Still, it hardly even caused a ripple in the schedule, except for Sir's 62 mph speed limit on driving his car. They last longer that way, he says. So does my life, but needs must when the old man drives, so...we drove out to Carlisle, stopped for a quick donut, and headed southwest on I-81.

I suppose I should explain the Sir thing at this point. I call my father Sir. It's not out of respect, although I do respect him deeply. It all started when I used to go along with him on bus trips. My father is a retired school teacher, and he used to drive bus for athletic events and field trips for extra money...and because he enjoys driving, and he gets paid for sitting on his butt reading a book while the game goes on. Anyway, I got to going along with him just to spend some time with him, and I soon found that when I wanted his attention, calling out "Sir!" really caught his ear. It stuck, and now my wife calls him that, too. It's just what I call him, not the product of some bizarre behavior modification inflicted on me as a child.  Back to the trip account.

I had a heavy schedule ahead of me, a desperate attempt to wrench Mid-Atlantic Breweries back into my calendar (doomed, as it turned out, but that's another story...or two), combined with a drive into Tennessee whiskey country. Drive on, donut!

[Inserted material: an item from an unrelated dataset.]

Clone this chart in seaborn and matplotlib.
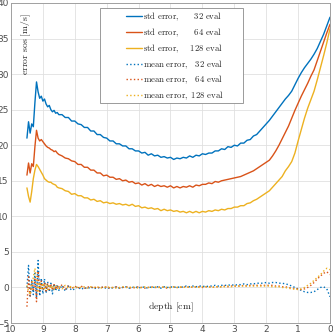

We reached Charlottesville around noon, and quickly sussed out South Street Brewery. It wasn't hard: it was on South Street. I went in and had a very pleasant tasting session with brewer Taylor Smack. Taylor's a good guy, quite personable, a Goose Island alum who knew the Southern Tier (Jamestown, NY) guys, and an excellent brewer. 

South Street is an old warehouse, like many brewpubs, a solid old brick building. There's a long copper-top bar, a nice number of tables, an open kitchen, and a double-sided fireplace that made me wish for snow. Taylor told me about the brewing system, a John Mallet-customized Saaz special (Mallet was at Old Dominion, and is now at Bell's; one of American brewing's aristocracy), with all the bells and whistles: he loves it. Prove it, I said: let's sample! He was only too happy to comply.

As I sat at the long, empty bar (South Street doesn't open till 4:30) drinking beers, I was bummed that this was my first stop. I'd have liked to stay for a couple pints of these. Hogwaller Kölsch was the lightest, clean and bright with just a hint of fruit. But surprise: Satan's Pony, the Brit-malty amber, is the best-seller, and a very nice beer it was. Taylor also brought out the big boys: Absolution Ale, Strong Ale, Tripel, and his Special Pale, the big brother of his JPAle. The Special is only 6%, but it really rings all the bells. Good beers!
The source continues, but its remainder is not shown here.